Task instructions –
Retype only the lines running from the beginning of the entries below to the line with "from bokeh.resources import INLINE", both included. Do not include pictures.

Supplied records –
##############################
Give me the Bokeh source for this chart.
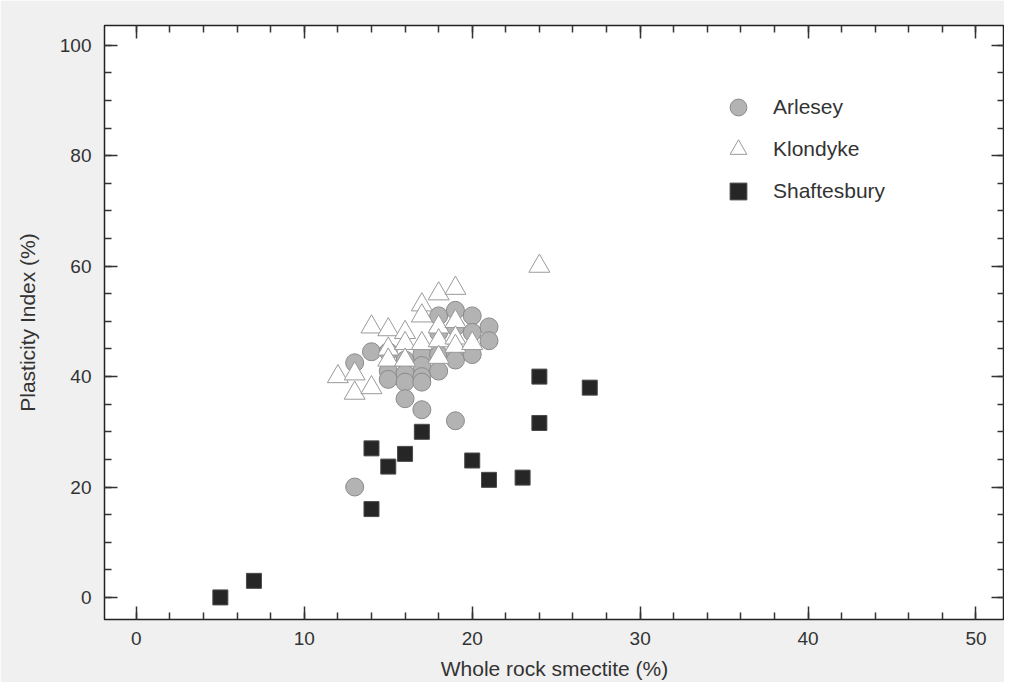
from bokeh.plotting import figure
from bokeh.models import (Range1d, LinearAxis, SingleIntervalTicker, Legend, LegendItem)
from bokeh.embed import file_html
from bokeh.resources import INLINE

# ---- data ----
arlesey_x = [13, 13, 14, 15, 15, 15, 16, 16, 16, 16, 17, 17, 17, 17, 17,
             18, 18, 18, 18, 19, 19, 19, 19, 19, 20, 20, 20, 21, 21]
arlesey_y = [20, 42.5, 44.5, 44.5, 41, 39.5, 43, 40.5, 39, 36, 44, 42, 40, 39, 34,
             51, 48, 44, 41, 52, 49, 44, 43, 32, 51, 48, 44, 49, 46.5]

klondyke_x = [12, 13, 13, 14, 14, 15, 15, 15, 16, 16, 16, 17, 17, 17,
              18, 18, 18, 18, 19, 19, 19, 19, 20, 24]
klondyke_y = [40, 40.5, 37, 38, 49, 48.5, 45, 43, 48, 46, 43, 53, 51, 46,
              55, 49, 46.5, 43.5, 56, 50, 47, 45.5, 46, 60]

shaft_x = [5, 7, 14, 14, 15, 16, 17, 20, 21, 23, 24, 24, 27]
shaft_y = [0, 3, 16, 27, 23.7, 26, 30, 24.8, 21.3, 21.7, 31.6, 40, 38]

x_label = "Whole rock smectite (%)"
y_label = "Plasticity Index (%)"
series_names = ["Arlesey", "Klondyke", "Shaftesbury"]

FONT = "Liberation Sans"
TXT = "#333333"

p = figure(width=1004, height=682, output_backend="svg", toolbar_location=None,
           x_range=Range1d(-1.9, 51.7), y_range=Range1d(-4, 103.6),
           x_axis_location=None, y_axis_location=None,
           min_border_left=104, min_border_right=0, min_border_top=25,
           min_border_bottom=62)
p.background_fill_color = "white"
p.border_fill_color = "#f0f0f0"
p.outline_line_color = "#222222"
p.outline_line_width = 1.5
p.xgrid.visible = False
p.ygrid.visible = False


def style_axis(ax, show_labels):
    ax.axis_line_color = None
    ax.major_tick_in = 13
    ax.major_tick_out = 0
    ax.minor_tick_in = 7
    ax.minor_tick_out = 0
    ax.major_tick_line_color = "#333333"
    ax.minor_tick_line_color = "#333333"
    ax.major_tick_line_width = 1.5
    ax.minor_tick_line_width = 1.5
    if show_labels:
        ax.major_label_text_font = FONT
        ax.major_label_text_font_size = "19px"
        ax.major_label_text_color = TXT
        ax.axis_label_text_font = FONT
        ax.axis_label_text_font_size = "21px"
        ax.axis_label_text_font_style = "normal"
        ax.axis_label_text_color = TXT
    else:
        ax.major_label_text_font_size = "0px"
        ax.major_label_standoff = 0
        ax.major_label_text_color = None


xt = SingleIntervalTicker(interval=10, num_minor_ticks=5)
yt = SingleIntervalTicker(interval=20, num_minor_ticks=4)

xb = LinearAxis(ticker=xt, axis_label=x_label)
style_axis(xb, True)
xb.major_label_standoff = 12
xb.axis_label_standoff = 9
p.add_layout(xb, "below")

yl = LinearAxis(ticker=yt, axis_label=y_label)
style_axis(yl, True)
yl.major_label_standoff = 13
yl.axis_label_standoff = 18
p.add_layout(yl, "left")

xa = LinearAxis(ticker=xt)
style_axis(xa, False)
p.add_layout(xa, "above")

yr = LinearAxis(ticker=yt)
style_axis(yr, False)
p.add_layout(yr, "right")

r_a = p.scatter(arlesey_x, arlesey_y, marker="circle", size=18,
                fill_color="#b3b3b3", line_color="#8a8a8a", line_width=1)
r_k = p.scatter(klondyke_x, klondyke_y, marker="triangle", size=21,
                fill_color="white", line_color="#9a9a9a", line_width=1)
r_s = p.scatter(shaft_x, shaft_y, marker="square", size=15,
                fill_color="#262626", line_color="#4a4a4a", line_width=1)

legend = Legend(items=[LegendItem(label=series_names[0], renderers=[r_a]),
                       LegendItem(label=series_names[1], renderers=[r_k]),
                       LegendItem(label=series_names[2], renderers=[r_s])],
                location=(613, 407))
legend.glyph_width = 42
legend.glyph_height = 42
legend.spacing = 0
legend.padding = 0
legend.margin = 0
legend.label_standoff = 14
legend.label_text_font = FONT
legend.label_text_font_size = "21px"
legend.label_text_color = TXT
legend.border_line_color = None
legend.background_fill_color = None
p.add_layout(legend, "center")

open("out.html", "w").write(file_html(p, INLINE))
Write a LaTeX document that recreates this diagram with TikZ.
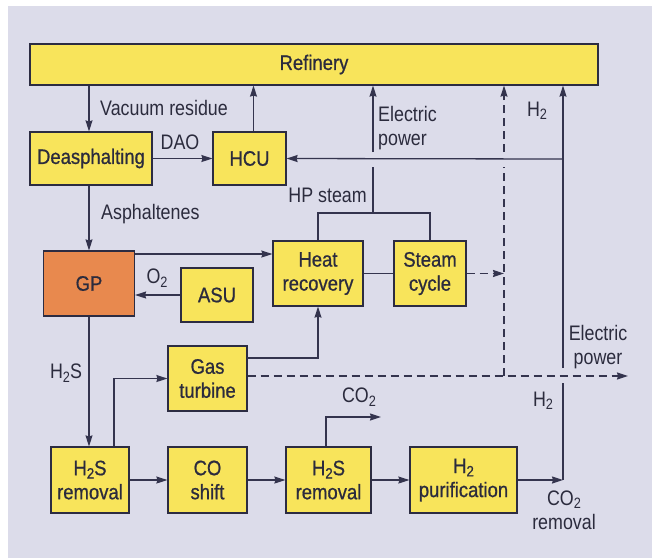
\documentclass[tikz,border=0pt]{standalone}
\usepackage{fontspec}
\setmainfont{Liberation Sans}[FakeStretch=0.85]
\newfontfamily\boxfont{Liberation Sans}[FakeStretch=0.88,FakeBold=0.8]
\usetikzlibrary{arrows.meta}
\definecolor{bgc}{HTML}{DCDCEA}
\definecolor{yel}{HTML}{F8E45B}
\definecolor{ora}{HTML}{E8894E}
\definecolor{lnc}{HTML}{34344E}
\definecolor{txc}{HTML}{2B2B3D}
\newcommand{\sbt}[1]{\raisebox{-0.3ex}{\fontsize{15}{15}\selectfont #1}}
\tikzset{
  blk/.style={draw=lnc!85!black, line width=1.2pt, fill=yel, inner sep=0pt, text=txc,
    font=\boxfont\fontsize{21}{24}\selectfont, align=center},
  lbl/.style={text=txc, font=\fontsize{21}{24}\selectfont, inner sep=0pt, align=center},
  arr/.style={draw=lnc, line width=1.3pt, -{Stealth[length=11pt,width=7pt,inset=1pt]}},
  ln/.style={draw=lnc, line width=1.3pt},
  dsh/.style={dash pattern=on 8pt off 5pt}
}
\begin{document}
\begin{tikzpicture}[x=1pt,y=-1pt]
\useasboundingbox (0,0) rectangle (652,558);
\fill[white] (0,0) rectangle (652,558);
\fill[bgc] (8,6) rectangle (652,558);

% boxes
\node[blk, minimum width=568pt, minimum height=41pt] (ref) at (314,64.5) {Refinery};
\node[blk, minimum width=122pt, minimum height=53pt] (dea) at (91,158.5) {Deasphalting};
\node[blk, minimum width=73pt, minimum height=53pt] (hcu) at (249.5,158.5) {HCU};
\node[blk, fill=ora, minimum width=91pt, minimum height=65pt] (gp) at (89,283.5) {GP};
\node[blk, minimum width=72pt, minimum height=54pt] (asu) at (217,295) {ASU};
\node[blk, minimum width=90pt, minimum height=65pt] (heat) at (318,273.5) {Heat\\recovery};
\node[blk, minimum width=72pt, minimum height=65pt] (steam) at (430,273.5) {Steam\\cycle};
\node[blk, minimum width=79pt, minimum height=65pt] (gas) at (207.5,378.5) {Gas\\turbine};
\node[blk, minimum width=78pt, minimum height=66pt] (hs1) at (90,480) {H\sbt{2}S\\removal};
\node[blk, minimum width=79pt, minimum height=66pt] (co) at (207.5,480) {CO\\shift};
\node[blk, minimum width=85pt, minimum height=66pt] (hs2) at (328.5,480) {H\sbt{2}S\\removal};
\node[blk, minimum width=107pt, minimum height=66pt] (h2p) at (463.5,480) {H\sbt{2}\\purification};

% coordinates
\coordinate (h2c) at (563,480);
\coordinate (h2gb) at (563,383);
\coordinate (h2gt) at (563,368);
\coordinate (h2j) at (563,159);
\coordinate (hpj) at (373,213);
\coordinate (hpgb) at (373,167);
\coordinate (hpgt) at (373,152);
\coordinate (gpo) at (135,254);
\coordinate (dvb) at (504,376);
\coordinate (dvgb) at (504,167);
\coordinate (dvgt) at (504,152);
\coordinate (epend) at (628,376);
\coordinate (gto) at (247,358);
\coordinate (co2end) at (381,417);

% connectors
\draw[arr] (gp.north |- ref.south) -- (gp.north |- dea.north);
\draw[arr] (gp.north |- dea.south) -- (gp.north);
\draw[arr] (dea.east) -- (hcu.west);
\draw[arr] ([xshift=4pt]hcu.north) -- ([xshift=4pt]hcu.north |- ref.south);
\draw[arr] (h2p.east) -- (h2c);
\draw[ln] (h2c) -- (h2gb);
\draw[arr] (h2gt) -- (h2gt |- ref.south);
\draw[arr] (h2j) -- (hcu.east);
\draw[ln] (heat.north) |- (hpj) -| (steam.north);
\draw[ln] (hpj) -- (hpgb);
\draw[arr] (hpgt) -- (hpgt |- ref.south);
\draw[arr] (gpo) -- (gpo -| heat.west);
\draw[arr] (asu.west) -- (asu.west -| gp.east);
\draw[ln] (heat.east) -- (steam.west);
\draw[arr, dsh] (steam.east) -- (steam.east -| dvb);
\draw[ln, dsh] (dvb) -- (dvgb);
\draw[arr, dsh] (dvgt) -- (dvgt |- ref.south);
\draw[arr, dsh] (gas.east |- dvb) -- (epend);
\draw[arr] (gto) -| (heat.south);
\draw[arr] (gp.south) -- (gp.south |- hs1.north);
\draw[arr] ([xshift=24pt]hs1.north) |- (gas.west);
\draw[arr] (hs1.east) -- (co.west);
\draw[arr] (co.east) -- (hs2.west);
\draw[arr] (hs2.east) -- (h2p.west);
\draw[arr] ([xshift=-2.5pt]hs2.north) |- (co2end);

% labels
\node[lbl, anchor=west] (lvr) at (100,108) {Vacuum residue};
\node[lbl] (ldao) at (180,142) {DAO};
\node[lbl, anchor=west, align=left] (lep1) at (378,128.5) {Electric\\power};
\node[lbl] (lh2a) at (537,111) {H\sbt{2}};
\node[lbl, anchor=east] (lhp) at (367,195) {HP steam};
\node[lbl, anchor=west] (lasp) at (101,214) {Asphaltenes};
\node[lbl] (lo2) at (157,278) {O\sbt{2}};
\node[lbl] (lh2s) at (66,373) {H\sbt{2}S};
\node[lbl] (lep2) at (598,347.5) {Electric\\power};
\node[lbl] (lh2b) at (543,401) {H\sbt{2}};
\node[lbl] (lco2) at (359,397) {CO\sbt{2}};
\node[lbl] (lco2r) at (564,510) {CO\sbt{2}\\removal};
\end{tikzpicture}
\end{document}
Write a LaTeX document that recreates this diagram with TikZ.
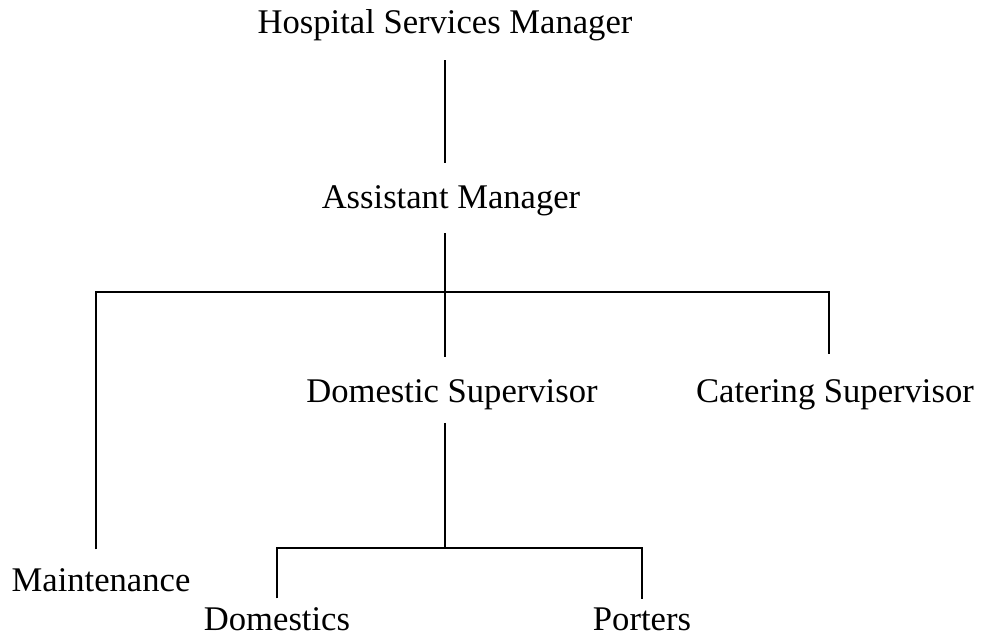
##############################
Solution for this task –
Give me the Bokeh source for this chart.
from bokeh.plotting import figure
from bokeh.models import (Range1d, LinearAxis, SingleIntervalTicker, Legend, LegendItem)
from bokeh.embed import file_html
from bokeh.resources import INLINE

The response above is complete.